Over-the-top (OTT)
video market in Asia-Pacific (APAC) is crowded and led by regional OTT players,
who provide a diverse set of content across multiple languages and genres at
competitive price points. Against this back drop, OTT video platforms, content
creators and telecom operators must collaborate to boost revenues and profits
of their respective businesses, suggests leading data and analytics company Publisher.
The market features
strong competition between regional players such as iflix, Viu and Hooq and
international players such as Netflix, Amazon and YouTube. In addition, there
is an intense competition in local markets like China and South Korea.
The company’s report
‘Over the Top Video in Asia Pacific’, reveals that due to high costs of content
rights acquisition, OTT players are opting for more margin friendly content
production strategies to secure subscribers and viewers.
Malcolm Rogers,
Telecom Analyst at Publisher, says: “Exclusive content deals such as those for
sports broadcast rights secures loyal viewers but at high cost, embarking on
content production enables providers to better tailor content to target
demographics while offering more cost control compared to buying from major
studios. Alternatively rather than investing in labelled content, some OTT
platforms focus on live streams from amateurs and professionals, a strategy
with a very low relative cost base.”
In terms of models,
most OTT providers in APAC offer a hybrid of live and on demand content, as
well as a hybrid of advertising video on demand (AVoD), subscription video on
demand (SVoD) and transactional video on demand (TVoD).
OTT video platforms
that focus on offering live streams of both professional and amateur content
creators in niche categories like gaming, fashion and makeup have mostly gained
success. The new content format has wide appeal among young viewers, while
investors are encouraged by the potential for quicker returns compared to
traditional OTT video due to relatively lower costs.
Rogers continued:
“OTT providers in the APAC region face heavy competition for both content as
well as customers. One common strategy to combat rising costs of content is to
invest in own content production.
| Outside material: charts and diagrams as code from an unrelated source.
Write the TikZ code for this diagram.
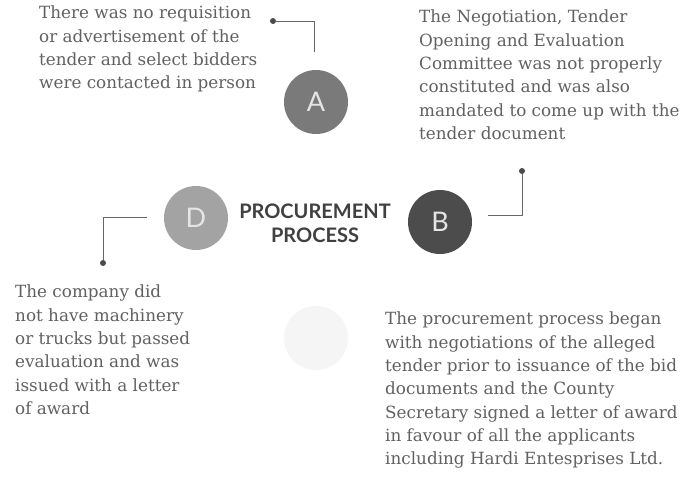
\documentclass[tikz,border=0pt]{standalone}
\usepackage{fontspec}
\setmainfont{DejaVu Serif}
\newfontfamily\headfont{Lato}
\begin{document}
\begin{tikzpicture}[x=1pt,y=-1pt,
  body/.style={anchor=north west,inner sep=0pt,align=left,text=black!62,
    font=\fontsize{16.8}{23.3}\selectfont},
  disc/.style={circle,minimum size=64pt,inner sep=0pt,text=white!90!black,
    font=\headfont\fontsize{27}{27}\selectfont},
  link/.style={draw=black!60,line width=0.8pt},
  dotn/.style={circle,fill=black!70,minimum size=6pt,inner sep=0pt}]
\useasboundingbox (0,0) rectangle (695,477);
\fill[white] (0,0) rectangle (695,477);
% circles
\node[disc,fill=black!52] (A) at (316,102) {A};
\node[disc,fill=black!70] (B) at (440,222) {B};
\node[disc,fill=black!36] (D) at (196,218) {D};
\node[disc,fill=black!4] (C) at (316,338) {};
% title
\node[align=center,inner sep=0pt,text=black!75,
  font=\headfont\bfseries\fontsize{20}{24}\selectfont] (T) at (315,223)
  {PROCUREMENT\\PROCESS};
% connectors
\node[dotn] (ad) at (273,21) {};
\coordinate (a1) at (314,21);
\coordinate (a2) at (314,52);
\draw[link] (ad) -- (a1) -- (a2);
\node[dotn] (bd) at (522,171) {};
\coordinate (b1) at (522,215);
\coordinate (b2) at (488,215);
\draw[link] (bd) -- (b1) -- (b2);
\node[dotn] (dd) at (103,263) {};
\coordinate (d1) at (103,217);
\coordinate (d2) at (147,217);
\draw[link] (d2) -- (d1) -- (dd);
% texts
\node[body] (tA) at (39,6) {There was no requisition\\or advertisement of the\\tender and select bidders\\were contacted in person};
\node[body] (tB) at (419,10) {The Negotiation, Tender\\Opening and Evaluation\\Committee was not properly\\constituted and was also\\mandated to come up with the\\tender document};
\node[body] (tD) at (15,285) {The company did\\not have machinery\\or trucks but passed\\evaluation and was\\issued with a letter\\of award};
\node[body] (tC) at (385,312) {The procurement process began\\with negotiations of the alleged\\tender prior to issuance of the bid\\documents and the County\\Secretary signed a letter of award\\in favour of all the applicants\\including Hardi Entesprises Ltd.};
\end{tikzpicture}
\end{document}
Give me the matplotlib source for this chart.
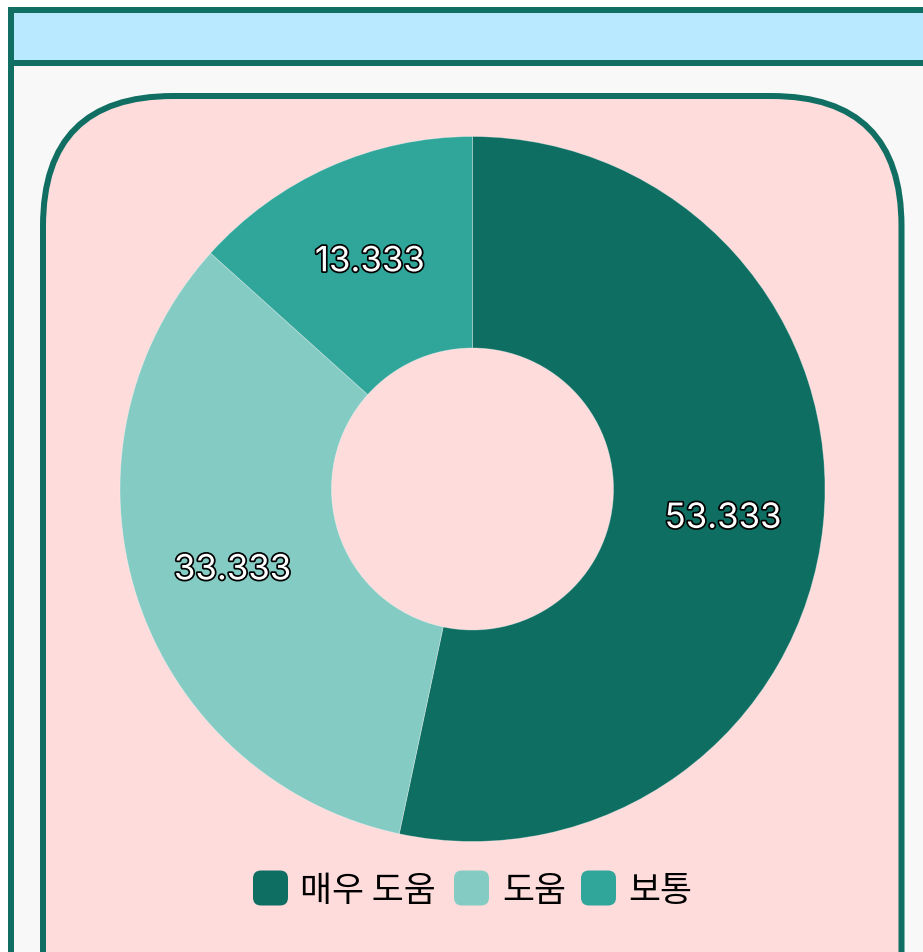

However, this requires large amounts of
investment capital and may require years before profitability is reached.
“Another strategy
is to focus on niche content with either lower content costs, or a dedicated
and loyal fan base willing to pay a premium for niche content. Larger OTT
players that are part of a wider group of media or technology companies may be
the best poised for own content production.”
In terms of pricing
trends, regional OTT video challengers price their SVoD services below the
international giants Netflix and Amazon, while single market video platforms
tend to price SVoD the lowest.
According to the
report, OTT companies need to consider their assets, the overall goal of the
platform (e.g., becoming profitable as a standalone service, generating synergy
with a sister business etc.), the offers of competing platforms in their
footprint, and choose an appropriate content and pricing strategy.
Rogers concludes:
“OTT video is increasingly gaining viewership over traditional content
distribution channels. Content production houses with related distribution
businesses should not be afraid of OTT, but rather forge partnerships with OTT
platforms and telecom operators for content distribution.”